- IATA: none; ICAO: none; FAA LID: 5B1;

Summary
- Airport type: Public
- Owner: State of Vermont
- Serves: Island Pond, Vermont
- Elevation AMSL: 1,194 ft (364 m)
- Coordinates: 44°47′24″N 071°49′35″W﻿ / ﻿44.79000°N 71.82639°W
- Website: vtrans.vermont.gov/aviation/airports/johnhboylan

Map
- Interactive map of John H. Boylan State Airport

Runways
| Direction | Length |  | Surface |
| ft | m |
| 14/32 | 2,650 | 808 | Turf |

Statistics (2019)
- Aircraft operations (year ending 7/31/2019): 403
- Based aircraft: 5
- Source: Federal Aviation Administration

= John H. Boylan State Airport =

John H. Boylan State Airport is a state-owned public-use airport located three nautical miles (6 km) southeast of the central business district of Island Pond, in Essex County, Vermont, United States.

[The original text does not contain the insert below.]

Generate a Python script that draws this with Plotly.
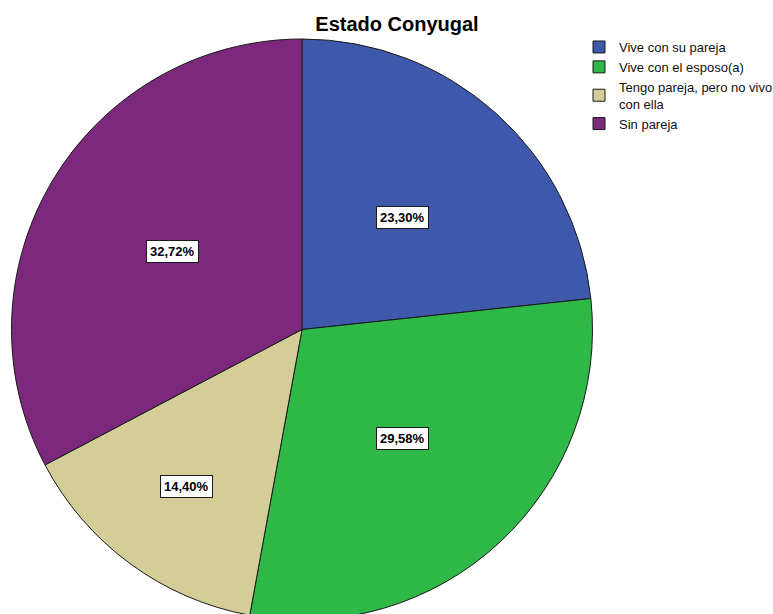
import math
import plotly.graph_objects as go

# Estado conyugal: share of respondents (%)
categories = ["Vive con su pareja", "Vive con el esposo(a)",
              "Tengo pareja, pero no vivo<br>con ella", "Sin pareja"]
percentages = [23.30, 29.58, 14.40, 32.72]
slice_colors = ["#3E58AC", "#2EB848", "#D3CE97", "#7B287D"]

# radial position of each percentage label, as a fraction of the pie radius
label_radius = [0.52, 0.51, 0.67, 0.52]

FONT = "Liberation Sans, Arial"
W, H = 773, 620
M_L, M_R, M_T, M_B = 0, 0, 39, 0
plot_w = W - M_L - M_R
plot_h = H - M_T - M_B

pie_cx_px = 302          # horizontal centre of the pie
radius_px = plot_h / 2
dom_x = [(pie_cx_px - radius_px) / plot_w, (pie_cx_px + radius_px) / plot_w]

fig = go.Figure(go.Pie(
    labels=categories,
    values=percentages,
    sort=False,
    direction="clockwise",
    rotation=0,
    marker=dict(colors=slice_colors, line=dict(color="#1a1a1a", width=1)),
    textinfo="none",
    hoverinfo="label+percent",
    domain=dict(x=dom_x, y=[0, 1]),
))

# boxed percentage labels at each slice's mid-angle
total = sum(percentages)
cum = 0.0
cx_paper = (dom_x[0] + dom_x[1]) / 2
cy_paper = 0.5
for val, rf in zip(percentages, label_radius):
    mid = (cum + val / 2) / total * 2 * math.pi
    cum += val
    dx = math.sin(mid) * radius_px * rf
    dy = math.cos(mid) * radius_px * rf
    fig.add_annotation(
        x=cx_paper + dx / plot_w, y=cy_paper + dy / plot_h,
        xref="paper", yref="paper", xanchor="center", yanchor="middle",
        showarrow=False,
        text=f"<b>{val:.2f}%</b>".replace(".", ","),
        font=dict(family=FONT, size=13, color="#000000"),
        bgcolor="#ffffff", bordercolor="#1a1a1a", borderwidth=1, borderpad=3,
    )

fig.update_layout(
    width=W, height=H,
    margin=dict(l=M_L, r=M_R, t=M_T, b=M_B, autoexpand=False),
    paper_bgcolor="#ffffff", plot_bgcolor="#ffffff",
    title=dict(text="<b>Estado Conyugal</b>", x=397 / W, xref="container",
               xanchor="center", y=1 - 24 / H, yref="container", yanchor="middle",
               font=dict(family=FONT, size=20, color="#000000")),
    legend=dict(x=579 / W, y=1.012, xanchor="left", yanchor="top",
                font=dict(family=FONT, size=13, color="#111111"),
                bgcolor="rgba(0,0,0,0)", tracegroupgap=0, itemwidth=30),
    showlegend=True,
)

fig.write_html("out.html")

== Facilities and aircraft ==
The airport is named for John H. Boylan, a political figure who served as President pro tempore of the Vermont State Senate. It covers an area of 188 acres (76 ha) at an elevation of 1,194 feet (364 m) above mean sea level. It has one runway designated 14/32 with a turf surface measuring 2,650 by 120 feet (808 x 37 m).

For the 12-month period ending July 31, 2019, the airport had 403 general aviation aircraft operations, an average of 34 per month. At that time there were five aircraft based at this airport: 3 single-engine and 2 ultralight.